==== Dataset section
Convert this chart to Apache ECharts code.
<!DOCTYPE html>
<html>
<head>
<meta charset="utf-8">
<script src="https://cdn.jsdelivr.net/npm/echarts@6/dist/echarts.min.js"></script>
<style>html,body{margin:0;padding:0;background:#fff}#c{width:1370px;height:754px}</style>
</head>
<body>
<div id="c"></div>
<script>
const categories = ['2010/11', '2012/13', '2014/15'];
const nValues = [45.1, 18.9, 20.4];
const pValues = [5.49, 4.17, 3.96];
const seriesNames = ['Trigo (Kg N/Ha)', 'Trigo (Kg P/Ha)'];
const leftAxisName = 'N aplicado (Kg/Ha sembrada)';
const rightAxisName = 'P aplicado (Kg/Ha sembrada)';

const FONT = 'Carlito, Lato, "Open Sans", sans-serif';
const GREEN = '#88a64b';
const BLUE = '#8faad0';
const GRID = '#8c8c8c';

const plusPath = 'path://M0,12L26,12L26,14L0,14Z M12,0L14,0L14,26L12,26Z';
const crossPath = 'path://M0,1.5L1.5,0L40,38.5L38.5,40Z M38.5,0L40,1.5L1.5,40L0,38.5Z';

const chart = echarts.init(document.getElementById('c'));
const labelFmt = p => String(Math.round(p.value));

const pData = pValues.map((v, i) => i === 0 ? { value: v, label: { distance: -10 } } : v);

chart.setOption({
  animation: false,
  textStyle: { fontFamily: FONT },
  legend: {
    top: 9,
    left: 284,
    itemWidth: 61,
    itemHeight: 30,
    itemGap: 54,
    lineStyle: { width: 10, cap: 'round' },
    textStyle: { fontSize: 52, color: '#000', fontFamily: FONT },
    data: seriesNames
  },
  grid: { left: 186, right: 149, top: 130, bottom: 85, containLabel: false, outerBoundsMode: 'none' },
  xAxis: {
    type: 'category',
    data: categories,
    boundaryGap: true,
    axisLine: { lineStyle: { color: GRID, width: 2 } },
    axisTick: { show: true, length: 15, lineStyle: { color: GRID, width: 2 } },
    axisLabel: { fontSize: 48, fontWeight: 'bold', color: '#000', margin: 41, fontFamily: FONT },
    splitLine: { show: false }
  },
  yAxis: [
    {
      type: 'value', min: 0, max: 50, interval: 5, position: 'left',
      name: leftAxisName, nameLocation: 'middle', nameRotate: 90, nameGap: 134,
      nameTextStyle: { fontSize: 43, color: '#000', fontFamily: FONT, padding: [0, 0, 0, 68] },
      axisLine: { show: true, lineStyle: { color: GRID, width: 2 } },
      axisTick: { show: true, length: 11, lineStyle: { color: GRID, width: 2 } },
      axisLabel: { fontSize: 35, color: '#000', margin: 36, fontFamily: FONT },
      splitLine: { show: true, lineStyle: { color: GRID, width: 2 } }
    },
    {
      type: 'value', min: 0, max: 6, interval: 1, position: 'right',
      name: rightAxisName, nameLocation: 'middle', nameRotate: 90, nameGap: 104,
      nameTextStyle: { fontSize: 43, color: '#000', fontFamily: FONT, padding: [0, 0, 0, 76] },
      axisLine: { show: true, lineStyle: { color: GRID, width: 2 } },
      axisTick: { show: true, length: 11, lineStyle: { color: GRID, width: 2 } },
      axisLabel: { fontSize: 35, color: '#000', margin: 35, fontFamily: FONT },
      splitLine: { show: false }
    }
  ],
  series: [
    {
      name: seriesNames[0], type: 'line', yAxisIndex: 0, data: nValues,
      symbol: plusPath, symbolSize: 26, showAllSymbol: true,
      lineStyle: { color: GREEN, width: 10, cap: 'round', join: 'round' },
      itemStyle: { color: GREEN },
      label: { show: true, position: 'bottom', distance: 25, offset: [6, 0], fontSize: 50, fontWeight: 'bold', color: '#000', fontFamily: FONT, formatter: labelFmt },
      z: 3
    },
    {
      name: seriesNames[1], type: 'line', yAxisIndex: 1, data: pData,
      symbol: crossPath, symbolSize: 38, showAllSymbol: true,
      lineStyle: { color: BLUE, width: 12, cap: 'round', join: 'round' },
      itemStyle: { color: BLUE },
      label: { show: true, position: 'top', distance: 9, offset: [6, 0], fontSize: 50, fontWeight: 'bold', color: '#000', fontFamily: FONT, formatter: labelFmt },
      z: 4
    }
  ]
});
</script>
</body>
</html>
========
All of the data needs to be printed once more, exactly.

Convert this chart to Apache ECharts code.
<!DOCTYPE html>
<html>
<head>
<meta charset="utf-8">
<script src="https://cdn.jsdelivr.net/npm/echarts@6/dist/echarts.min.js"></script>
<style>html,body{margin:0;padding:0;background:#fff}#c{width:1370px;height:754px}</style>
</head>
<body>
<div id="c"></div>
<script>
const categories = ['2010/11', '2012/13', '2014/15'];
const nValues = [45.1, 18.9, 20.4];
const pValues = [5.49, 4.17, 3.96];
const seriesNames = ['Trigo (Kg N/Ha)', 'Trigo (Kg P/Ha)'];
const leftAxisName = 'N aplicado (Kg/Ha sembrada)';
const rightAxisName = 'P aplicado (Kg/Ha sembrada)';

const FONT = 'Carlito, Lato, "Open Sans", sans-serif';
const GREEN = '#88a64b';
const BLUE = '#8faad0';
const GRID = '#8c8c8c';

const plusPath = 'path://M0,12L26,12L26,14L0,14Z M12,0L14,0L14,26L12,26Z';
const crossPath = 'path://M0,1.5L1.5,0L40,38.5L38.5,40Z M38.5,0L40,1.5L1.5,40L0,38.5Z';

const chart = echarts.init(document.getElementById('c'));
const labelFmt = p => String(Math.round(p.value));

const pData = pValues.map((v, i) => i === 0 ? { value: v, label: { distance: -10 } } : v);

chart.setOption({
  animation: false,
  textStyle: { fontFamily: FONT },
  legend: {
    top: 9,
    left: 284,
    itemWidth: 61,
    itemHeight: 30,
    itemGap: 54,
    lineStyle: { width: 10, cap: 'round' },
    textStyle: { fontSize: 52, color: '#000', fontFamily: FONT },
    data: seriesNames
  },
  grid: { left: 186, right: 149, top: 130, bottom: 85, containLabel: false, outerBoundsMode: 'none' },
  xAxis: {
    type: 'category',
    data: categories,
    boundaryGap: true,
    axisLine: { lineStyle: { color: GRID, width: 2 } },
    axisTick: { show: true, length: 15, lineStyle: { color: GRID, width: 2 } },
    axisLabel: { fontSize: 48, fontWeight: 'bold', color: '#000', margin: 41, fontFamily: FONT },
    splitLine: { show: false }
  },
  yAxis: [
    {
      type: 'value', min: 0, max: 50, interval: 5, position: 'left',
      name: leftAxisName, nameLocation: 'middle', nameRotate: 90, nameGap: 134,
      nameTextStyle: { fontSize: 43, color: '#000', fontFamily: FONT, padding: [0, 0, 0, 68] },
      axisLine: { show: true, lineStyle: { color: GRID, width: 2 } },
      axisTick: { show: true, length: 11, lineStyle: { color: GRID, width: 2 } },
      axisLabel: { fontSize: 35, color: '#000', margin: 36, fontFamily: FONT },
      splitLine: { show: true, lineStyle: { color: GRID, width: 2 } }
    },
    {
      type: 'value', min: 0, max: 6, interval: 1, position: 'right',
      name: rightAxisName, nameLocation: 'middle', nameRotate: 90, nameGap: 104,
      nameTextStyle: { fontSize: 43, color: '#000', fontFamily: FONT, padding: [0, 0, 0, 76] },
      axisLine: { show: true, lineStyle: { color: GRID, width: 2 } },
      axisTick: { show: true, length: 11, lineStyle: { color: GRID, width: 2 } },
      axisLabel: { fontSize: 35, color: '#000', margin: 35, fontFamily: FONT },
      splitLine: { show: false }
    }
  ],
  series: [
    {
      name: seriesNames[0], type: 'line', yAxisIndex: 0, data: nValues,
      symbol: plusPath, symbolSize: 26, showAllSymbol: true,
      lineStyle: { color: GREEN, width: 10, cap: 'round', join: 'round' },
      itemStyle: { color: GREEN },
      label: { show: true, position: 'bottom', distance: 25, offset: [6, 0], fontSize: 50, fontWeight: 'bold', color: '#000', fontFamily: FONT, formatter: labelFmt },
      z: 3
    },
    {
      name: seriesNames[1], type: 'line', yAxisIndex: 1, data: pData,
      symbol: crossPath, symbolSize: 38, showAllSymbol: true,
      lineStyle: { color: BLUE, width: 12, cap: 'round', join: 'round' },
      itemStyle: { color: BLUE },
      label: { show: true, position: 'top', distance: 9, offset: [6, 0], fontSize: 50, fontWeight: 'bold', color: '#000', fontFamily: FONT, formatter: labelFmt },
      z: 4
    }
  ]
});
</script>
</body>
</html>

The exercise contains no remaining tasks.